In this work, we address the solution of nonconvex trajectory optimization problems for control-affine systems evolving in Lie Groups. To this end, we propose an extension of Sequential Convex Programming (SCP), which is a powerful and reliable algorithmic framework for nonconvex optimization. At the core of SCP lies the linearization of all the nonconvexities of the trajectory optimization problem. Thus, since the classical linearization technique is wellposed only in the Euclidean space, all the current SCP implementations assume that the problem variables belong to the Euclidean space. To overcome this restriction, we define an extension of the classical linearization technique that is well-posed for control-affine systems evolving in Lie Groups.
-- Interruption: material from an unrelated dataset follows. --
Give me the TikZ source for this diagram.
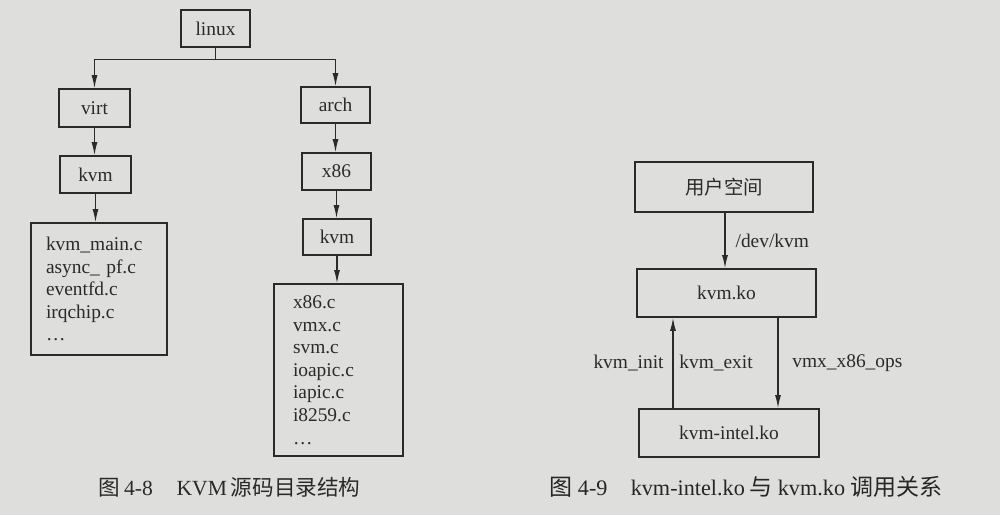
\documentclass[tikz,border=0pt]{standalone}
\usepackage{fontspec}
\setmainfont{Liberation Serif}
\newfontfamily\cjk{Noto Sans CJK SC}
\usetikzlibrary{arrows.meta}
\definecolor{paper}{HTML}{DEDEDC}
\definecolor{ink}{HTML}{2A2A2A}
\tikzset{
  box/.style={draw=ink, line width=0.85pt, fill=paper, inner sep=0pt, text=ink,
    font=\fontsize{9.7}{11.3}\selectfont},
  filebox/.style={box, align=left, inner ysep=0pt},
  arr/.style={draw=ink, line width=0.6pt, -{Latex[length=6.5pt,width=3pt]}},
  plain/.style={draw=ink, line width=0.6pt},
  lbl/.style={text=ink, inner sep=0pt, font=\fontsize{9.7}{11.3}\selectfont},
  captext/.style={text=ink, inner sep=0pt, font=\fontsize{10.8}{13}\selectfont},
  captextb/.style={text=ink!90!black, inner sep=0pt, font=\fontsize{11.1}{13}\selectfont}
}
\begin{document}
\begin{tikzpicture}[x=0.5pt,y=-0.5pt]
\fill[paper] (0,0) rectangle (1000,515);
\useasboundingbox (0,0) rectangle (1000,515);

% ---- Figure 4-8 ----
\node[box, minimum width=34.5pt, minimum height=18.5pt] (linux) at (215.5,28.5) {linux};
\node[box, minimum width=35.5pt, minimum height=19pt] (virt) at (94.5,108) {virt};
\node[box, minimum width=35.5pt, minimum height=18.5pt] (kvmL) at (95.5,174.5) {kvm};
\node[filebox, minimum width=68pt, minimum height=66pt, text width=53pt, inner xsep=7.5pt] (filesL) at (99,289)
  {kvm\_main.c\\async\_ pf.c\\eventfd.c\\irqchip.c\\\ldots};
\node[box, minimum width=34.5pt, minimum height=18pt] (arch) at (335.5,105) {arch};
\node[box, minimum width=34.5pt, minimum height=18.5pt] (x86) at (336.5,171.5) {x86};
\node[box, minimum width=34pt, minimum height=18pt] (kvmR) at (337,237) {kvm};
\node[filebox, minimum width=64.5pt, minimum height=86pt, text width=45.5pt, inner xsep=9.5pt] (filesR) at (338.5,370)
  {x86.c\\vmx.c\\svm.c\\ioapic.c\\iapic.c\\i8259.c\\\ldots};

\coordinate (j) at (215.5,59.5);
\draw[plain] (linux.south) -- (linux.south |- j);
\draw[arr] (linux.south |- j) -| (virt.north);
\draw[arr] (linux.south |- j) -| (arch.north);
\draw[arr] (virt.south) -- (virt.south |- kvmL.north);
\draw[arr] (kvmL.south) -- (kvmL.south |- filesL.north);
\draw[arr] (arch.south) -- (arch.south |- x86.north);
\draw[arr] (x86.south) -- (x86.south |- kvmR.north);
\draw[arr] (kvmR.south) -- (kvmR.south |- filesR.north);

\node[captext] (cap1) at (229.5,487) {{\cjk 图}\hspace{2pt}4-8\hspace{1.1em}KVM\hspace{2pt}{\cjk 源码目录结构}};

% ---- Figure 4-9 ----
\node[box, minimum width=89pt, minimum height=25pt] (user) at (724,187) {\cjk 用户空间};
\node[box, minimum width=89.5pt, minimum height=24pt] (kvmko) at (726.5,293) {kvm.ko};
\node[box, minimum width=90pt, minimum height=24pt] (intel) at (729,433) {kvm-intel.ko};

\coordinate (xa) at (725,0);
\coordinate (xb) at (673,0);
\coordinate (xc) at (778,0);
\draw[arr] (user.south -| xa) -- (kvmko.north -| xa) node[lbl, midway, anchor=west, xshift=5pt] (devkvm) {/dev/kvm};
\draw[arr] (intel.north -| xb) -- (kvmko.south -| xb);
\draw[arr] (kvmko.south -| xc) -- (intel.north -| xc);
\node[lbl, anchor=east] (kinit) at (664,363) {kvm\_init};
\node[lbl, anchor=west] (kexit) at (679,363) {kvm\_exit};
\node[lbl, anchor=west] (vmxops) at (792,363) {vmx\_x86\_ops};

\node[captextb] (cap2) at (746,487) {{\cjk\fontsize{11.5}{13}\selectfont 图}\hspace{2.5pt}4-9\hspace{1.05em}kvm-intel.ko\hspace{2.5pt}{\cjk\fontsize{11.5}{13}\selectfont 与}\hspace{2.5pt}kvm.ko\hspace{2.5pt}{\cjk\fontsize{11.5}{13}\selectfont 调用关系}};
\end{tikzpicture}
\end{document}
This linearization technique is the main result of the thesis and the core of the proposed SCP extension, named LieSCP. In order to test the algorithm, we employ LieSCP to solve an optimal attitude control problem of a 6-DOF rigid body. Moreover, we carry out a Monte Carlo performance comparison between LieSCP and a benchmark solver. The latter solver is applied to an equivalent problem formulation whose variables are all in the Euclidean space. As a result, the statistics of LieSCP testify its superiority against benchmark solvers. in the solution of the considered case study and pave the way to implement LieSCP in real case scenarios.